The
idea of having antitrust laws, and using them to abolish monopolies,
is flawed.
In
my opinion, it would be foolish to trust a government monopoly to
abolish a business monopoly, for the simple fact that monopolies
enable each other. Businesses desirous of monopolies lobby the
government for favors, and the same monopolistic state grants the
businesses exclusive and exclusionary titles, properties, privileges,
and licenses.
However,
the goal of abolishing monopolies should not be abandoned solely due
to that fact. It is possible to abolish monopolies without growing
the size and scope of government, and without spending more money,
and even by doing nothing.
To
allow monopolies to be abolished passively rather than
actively, government could simply allow people to go into competition
with whatever monopolies are unnatural and problematic. As soon as
someone becomes free to compete against a monopoly, the monopoly
becomes de facto no longer a monopoly.
This
is because someone else is now trying to sell the same good or
service; whereas the privilege (not the right) to compete
against the monopolist was previously regulated and licensed-out by
government.
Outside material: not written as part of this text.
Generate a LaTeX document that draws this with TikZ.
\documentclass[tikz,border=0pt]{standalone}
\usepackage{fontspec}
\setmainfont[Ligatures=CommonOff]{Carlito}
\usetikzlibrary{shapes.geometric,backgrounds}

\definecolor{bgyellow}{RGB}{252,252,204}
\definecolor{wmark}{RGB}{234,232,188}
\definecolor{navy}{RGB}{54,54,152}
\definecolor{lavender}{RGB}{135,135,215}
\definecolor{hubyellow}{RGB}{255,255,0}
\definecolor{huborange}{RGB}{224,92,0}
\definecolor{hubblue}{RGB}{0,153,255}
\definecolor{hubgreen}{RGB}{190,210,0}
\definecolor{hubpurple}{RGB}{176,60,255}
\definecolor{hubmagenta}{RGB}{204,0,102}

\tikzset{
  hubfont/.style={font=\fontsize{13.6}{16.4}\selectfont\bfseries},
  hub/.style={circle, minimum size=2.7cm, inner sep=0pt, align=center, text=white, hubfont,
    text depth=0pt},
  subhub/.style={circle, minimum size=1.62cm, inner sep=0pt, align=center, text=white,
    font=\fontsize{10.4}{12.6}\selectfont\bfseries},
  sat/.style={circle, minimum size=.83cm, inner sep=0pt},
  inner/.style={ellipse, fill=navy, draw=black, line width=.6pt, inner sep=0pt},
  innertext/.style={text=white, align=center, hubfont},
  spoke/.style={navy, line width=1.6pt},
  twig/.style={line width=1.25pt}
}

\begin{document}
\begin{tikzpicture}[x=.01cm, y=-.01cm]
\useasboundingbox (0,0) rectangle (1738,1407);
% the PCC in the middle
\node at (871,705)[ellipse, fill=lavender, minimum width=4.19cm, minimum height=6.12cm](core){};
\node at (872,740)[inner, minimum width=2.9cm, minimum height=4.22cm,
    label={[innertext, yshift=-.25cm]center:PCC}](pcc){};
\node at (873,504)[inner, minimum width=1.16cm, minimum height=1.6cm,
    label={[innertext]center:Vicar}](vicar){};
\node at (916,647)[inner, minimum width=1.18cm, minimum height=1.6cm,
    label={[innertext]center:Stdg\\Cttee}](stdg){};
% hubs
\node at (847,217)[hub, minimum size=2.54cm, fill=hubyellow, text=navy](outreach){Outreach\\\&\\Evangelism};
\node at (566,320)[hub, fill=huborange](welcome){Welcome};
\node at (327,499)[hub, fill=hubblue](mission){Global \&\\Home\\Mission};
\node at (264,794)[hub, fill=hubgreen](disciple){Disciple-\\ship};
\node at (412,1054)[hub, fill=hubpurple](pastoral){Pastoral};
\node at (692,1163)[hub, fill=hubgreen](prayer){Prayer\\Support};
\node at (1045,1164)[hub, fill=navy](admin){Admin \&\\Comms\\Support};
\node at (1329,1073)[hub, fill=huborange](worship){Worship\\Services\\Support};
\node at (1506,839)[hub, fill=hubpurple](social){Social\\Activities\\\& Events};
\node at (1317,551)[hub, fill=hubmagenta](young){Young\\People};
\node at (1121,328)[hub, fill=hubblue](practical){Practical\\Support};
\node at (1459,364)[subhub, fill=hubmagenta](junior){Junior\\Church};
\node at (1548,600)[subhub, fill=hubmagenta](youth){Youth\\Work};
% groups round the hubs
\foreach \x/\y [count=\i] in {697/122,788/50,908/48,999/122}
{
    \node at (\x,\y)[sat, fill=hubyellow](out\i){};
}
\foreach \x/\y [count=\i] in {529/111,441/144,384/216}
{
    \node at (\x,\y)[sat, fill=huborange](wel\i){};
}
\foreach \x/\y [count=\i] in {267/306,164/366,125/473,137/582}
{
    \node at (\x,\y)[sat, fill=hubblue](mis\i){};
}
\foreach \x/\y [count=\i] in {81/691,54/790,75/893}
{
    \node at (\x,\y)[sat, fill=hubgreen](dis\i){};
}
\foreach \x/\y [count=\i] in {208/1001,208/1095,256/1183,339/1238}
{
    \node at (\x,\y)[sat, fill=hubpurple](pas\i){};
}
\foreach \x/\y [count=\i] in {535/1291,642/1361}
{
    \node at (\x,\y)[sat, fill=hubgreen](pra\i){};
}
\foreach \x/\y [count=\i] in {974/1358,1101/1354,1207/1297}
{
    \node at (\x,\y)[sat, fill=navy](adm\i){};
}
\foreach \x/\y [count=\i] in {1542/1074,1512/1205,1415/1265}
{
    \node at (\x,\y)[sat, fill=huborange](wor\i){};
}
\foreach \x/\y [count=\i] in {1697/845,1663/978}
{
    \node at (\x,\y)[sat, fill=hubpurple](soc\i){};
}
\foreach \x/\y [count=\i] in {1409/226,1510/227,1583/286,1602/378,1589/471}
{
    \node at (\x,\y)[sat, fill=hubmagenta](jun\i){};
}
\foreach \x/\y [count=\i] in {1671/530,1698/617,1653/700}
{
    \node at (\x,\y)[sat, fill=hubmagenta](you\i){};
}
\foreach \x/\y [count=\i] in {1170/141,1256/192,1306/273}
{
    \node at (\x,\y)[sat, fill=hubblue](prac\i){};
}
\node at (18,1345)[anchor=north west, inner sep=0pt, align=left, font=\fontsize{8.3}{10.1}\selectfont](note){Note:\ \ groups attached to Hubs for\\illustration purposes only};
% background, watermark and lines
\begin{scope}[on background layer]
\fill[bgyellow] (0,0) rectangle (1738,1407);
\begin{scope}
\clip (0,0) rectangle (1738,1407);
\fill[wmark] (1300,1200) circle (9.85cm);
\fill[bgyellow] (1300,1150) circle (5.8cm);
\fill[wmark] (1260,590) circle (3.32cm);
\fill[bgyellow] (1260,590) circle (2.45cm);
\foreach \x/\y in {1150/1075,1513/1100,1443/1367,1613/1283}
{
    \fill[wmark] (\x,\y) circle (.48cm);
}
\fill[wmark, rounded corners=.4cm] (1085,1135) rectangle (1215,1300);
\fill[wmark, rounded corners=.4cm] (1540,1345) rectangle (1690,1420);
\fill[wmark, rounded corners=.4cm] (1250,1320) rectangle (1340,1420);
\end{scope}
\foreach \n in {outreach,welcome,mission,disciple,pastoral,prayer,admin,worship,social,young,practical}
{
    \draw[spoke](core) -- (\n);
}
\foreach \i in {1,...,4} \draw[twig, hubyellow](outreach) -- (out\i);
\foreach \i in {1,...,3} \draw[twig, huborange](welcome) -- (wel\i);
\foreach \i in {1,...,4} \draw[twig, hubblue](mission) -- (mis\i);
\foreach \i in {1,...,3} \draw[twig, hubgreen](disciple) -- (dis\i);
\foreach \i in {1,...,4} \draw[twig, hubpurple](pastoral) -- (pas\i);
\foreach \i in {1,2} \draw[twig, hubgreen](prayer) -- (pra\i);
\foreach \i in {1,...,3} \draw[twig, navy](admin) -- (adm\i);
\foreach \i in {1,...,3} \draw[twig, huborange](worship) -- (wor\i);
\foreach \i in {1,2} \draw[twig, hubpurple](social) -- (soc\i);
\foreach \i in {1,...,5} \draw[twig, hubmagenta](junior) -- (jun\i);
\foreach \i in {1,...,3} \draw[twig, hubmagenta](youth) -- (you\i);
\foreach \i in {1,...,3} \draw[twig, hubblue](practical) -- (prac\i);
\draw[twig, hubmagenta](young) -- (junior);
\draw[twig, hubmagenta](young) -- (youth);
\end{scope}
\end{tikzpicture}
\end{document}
And the government, by the way, gets away with charging
practically any price it pleases, on the permits and licenses which
it grants, and which it grants itself the exclusive right to create,
and from which, the exclusive right to profit.
In
an absence of monopolistic competition, subsidies and bailouts, and
other taxpayer-funded privileges and protections that benefit
business, the problem of monopoly would be on its way to being solved
by consumers. That's because consumers would retain the absolute
freedom to refuse to transact with firms they dislike; whether
through face-to-face buying and selling, or through being
taxed to support those businesses.
No
society which steals from productive workers, to balance the bills of
those who house and employ them, can be called a society which values
voluntary association (which includes freedom from
association). Additionally, no society is voluntary which does not
recognize that we have innumerable unalienable rights, which are
enshrined in the Ninth Amendment to the U.S. Constitution, among them
the right to perform and exchange labor in order to survive.
Although
the Ninth Amendment was written on a piece of paper, it strongly
suggests that our rights do not come from a piece of paper. And when
a government can restrict our freedoms to travel, marry, work, trade,
etc. - and demand that we pay them, and identify
ourselves with government-issued identification papers whenever asked
– that government does not respect the Ninth Amendment. It does not
respect the notion that we have so many rights, it would be
impossible to try to write all of them down, lest someone start
suspecting that writing them down means that they are things
that a majority can vote away.
The
way to establish free competition, and allow for easy and peaceful
abolition of monopolies, is to respect our Ninth Amendment rights to
work without a license, and to go into competition with powerful
monopolies without paying the government for a permit. Such licenses
and permits amount to unjustifiable entry fees; barriers to entry
into the markets and into the labor force. These measures suppress
not only competition, but also cooperation, which can be equally
damaging to monopoly (as long as it does not succumb to “cooperation
with authority”).
What
we have now is neither a wholly free-market system, nor capitalism,
nor voluntary association, nor true competition. We have a rigged,
regulated simulation of monopoly, which also attempts to
include features of the free-market system – like enterprise – in
that simulation. But this is neither true monopoly nor true
competition; it is “monopolistic competition”, in which firms
compete for the reward of having all the other players knocked off
the board. Firms may try to compete all they want, but it's
still rigged (so it's not a free market); and nonetheless, they're
not disqualified for trying ( so it's not a full monopoly either).
The
result of the failure of antitrust is the same result as all
government failure; moral hazard. This is the blind faith in
government, and the unproven assumption that government oversight or
intervention is actually making goods safer and more healthy. Think
of it as sort of the “argument from benevolence” about the
existence of God, but applied to the state instead; it's the
assumption that if we can conceive of an all-powerful,
all-knowing, all-benevolent government, then one must exist! But of
course, this is a joke.
The
negative consequences of antitrust failure do not stop at moral
hazard; they continue on, to regulatory capture; the success of
businesses which have the legal and financial resources to avoid
being burdened by new regulations (which has the effect of shutting
their competitors out of business). If these negative consequences
are allowed to continue, the results can include the
overspecialization of tasks, the enforcement of professional
regulations which is favorable to only those jobs and industries
which are already well-established, and the hoarding of skills by
older workers (to prevent new workers from “threatening their
livelihoods” by competing against them for wages in the job
market).
All
of this, of course, means higher prices for us; for any and all types
of goods and services we could possibly want or imagine. The risks of
antitrust should not be taken lightly.